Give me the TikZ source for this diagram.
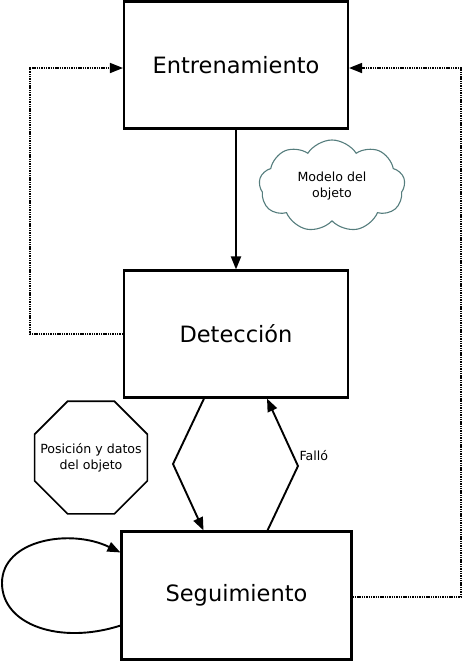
\documentclass[tikz,border=0pt]{standalone}
\usepackage{fontspec}
\setmainfont{DejaVu Sans}
\usetikzlibrary{arrows.meta,shapes.geometric,shapes.symbols}
\definecolor{cloudline}{RGB}{85,125,125}
\begin{document}
\begin{tikzpicture}[x=1pt,y=-1pt,
  box/.style={draw,line width=2.1pt,minimum width=224pt,minimum height=127pt,inner sep=0pt,
    font=\fontsize{22.5}{27}\selectfont},
  arr/.style={line width=1.9pt,-{Triangle[length=13pt,width=10pt]}},
  dotline/.style={line width=1.6pt,dash pattern=on 1.4pt off 0.9pt,-{Triangle[length=13pt,width=10pt]}},
  small/.style={font=\fontsize{12.6}{16}\selectfont,align=center}]
\useasboundingbox (0,0) rectangle (464,662);
\node[box] (entr) at (236,65) {Entrenamiento};
\node[box] (det) at (236,334) {Detección};
\node[box,minimum width=230pt,minimum height=128pt] (seg) at (236.5,595.5) {Seguimiento};
\node[draw=cloudline,line width=1.1pt,cloud,cloud puffs=9,cloud puff arc=115,aspect=1.6,
  minimum width=146pt,minimum height=92pt,inner sep=0pt,small] (cloud) at (332,186) {Modelo del\\objeto};
\node[draw,line width=1.7pt,regular polygon,regular polygon sides=8,minimum size=122pt,inner sep=0pt,
  label={[small]center:Posición y datos\\del objeto}] (oct) at (91,457.5) {};
\coordinate (lx) at (30,0);
\coordinate (rx) at (461,0);
\coordinate (zl) at (173,464);
\coordinate (zr) at (298,466);
\coordinate (lt) at ([yshift=-3pt]entr.west);
\coordinate (rt) at ([yshift=-3pt]entr.east);
\draw[arr] (entr) -- (entr |- det.north);
\draw[arr] ([xshift=-32pt]det.south) -- (zl) -- ([xshift=-33pt]seg.north);
\draw[arr] ([xshift=31pt]seg.north) -- (zr) -- node[pos=0.15,right=2pt,small] (fallo) {Falló} ([xshift=31pt]det.south);
\draw[dotline] (det.west) -| (lx |- lt) -- (lt);
\draw[dotline] ([yshift=-1.5pt]seg.east) -| (rx |- rt) -- (rt);
\draw[arr] ([yshift=35pt]seg.south west) .. controls (60,645) and (2,625) .. (2,583)
  .. controls (2,540) and (70,528) .. ([yshift=-22pt]seg.north west);
\end{tikzpicture}
\end{document}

● **WHAT NEEDS TO BE DONE**
Reproduce every line of the material precisely, omitting its pictures.

● **ANSWER IN FULL**
Give me the TikZ source for this diagram.
\documentclass[tikz,border=0pt]{standalone}
\usepackage{fontspec}
\setmainfont{DejaVu Sans}
\usetikzlibrary{arrows.meta,shapes.geometric,shapes.symbols}
\definecolor{cloudline}{RGB}{85,125,125}
\begin{document}
\begin{tikzpicture}[x=1pt,y=-1pt,
  box/.style={draw,line width=2.1pt,minimum width=224pt,minimum height=127pt,inner sep=0pt,
    font=\fontsize{22.5}{27}\selectfont},
  arr/.style={line width=1.9pt,-{Triangle[length=13pt,width=10pt]}},
  dotline/.style={line width=1.6pt,dash pattern=on 1.4pt off 0.9pt,-{Triangle[length=13pt,width=10pt]}},
  small/.style={font=\fontsize{12.6}{16}\selectfont,align=center}]
\useasboundingbox (0,0) rectangle (464,662);
\node[box] (entr) at (236,65) {Entrenamiento};
\node[box] (det) at (236,334) {Detección};
\node[box,minimum width=230pt,minimum height=128pt] (seg) at (236.5,595.5) {Seguimiento};
\node[draw=cloudline,line width=1.1pt,cloud,cloud puffs=9,cloud puff arc=115,aspect=1.6,
  minimum width=146pt,minimum height=92pt,inner sep=0pt,small] (cloud) at (332,186) {Modelo del\\objeto};
\node[draw,line width=1.7pt,regular polygon,regular polygon sides=8,minimum size=122pt,inner sep=0pt,
  label={[small]center:Posición y datos\\del objeto}] (oct) at (91,457.5) {};
\coordinate (lx) at (30,0);
\coordinate (rx) at (461,0);
\coordinate (zl) at (173,464);
\coordinate (zr) at (298,466);
\coordinate (lt) at ([yshift=-3pt]entr.west);
\coordinate (rt) at ([yshift=-3pt]entr.east);
\draw[arr] (entr) -- (entr |- det.north);
\draw[arr] ([xshift=-32pt]det.south) -- (zl) -- ([xshift=-33pt]seg.north);
\draw[arr] ([xshift=31pt]seg.north) -- (zr) -- node[pos=0.15,right=2pt,small] (fallo) {Falló} ([xshift=31pt]det.south);
\draw[dotline] (det.west) -| (lx |- lt) -- (lt);
\draw[dotline] ([yshift=-1.5pt]seg.east) -| (rx |- rt) -- (rt);
\draw[arr] ([yshift=35pt]seg.south west) .. controls (60,645) and (2,625) .. (2,583)
  .. controls (2,540) and (70,528) .. ([yshift=-22pt]seg.north west);
\end{tikzpicture}
\end{document}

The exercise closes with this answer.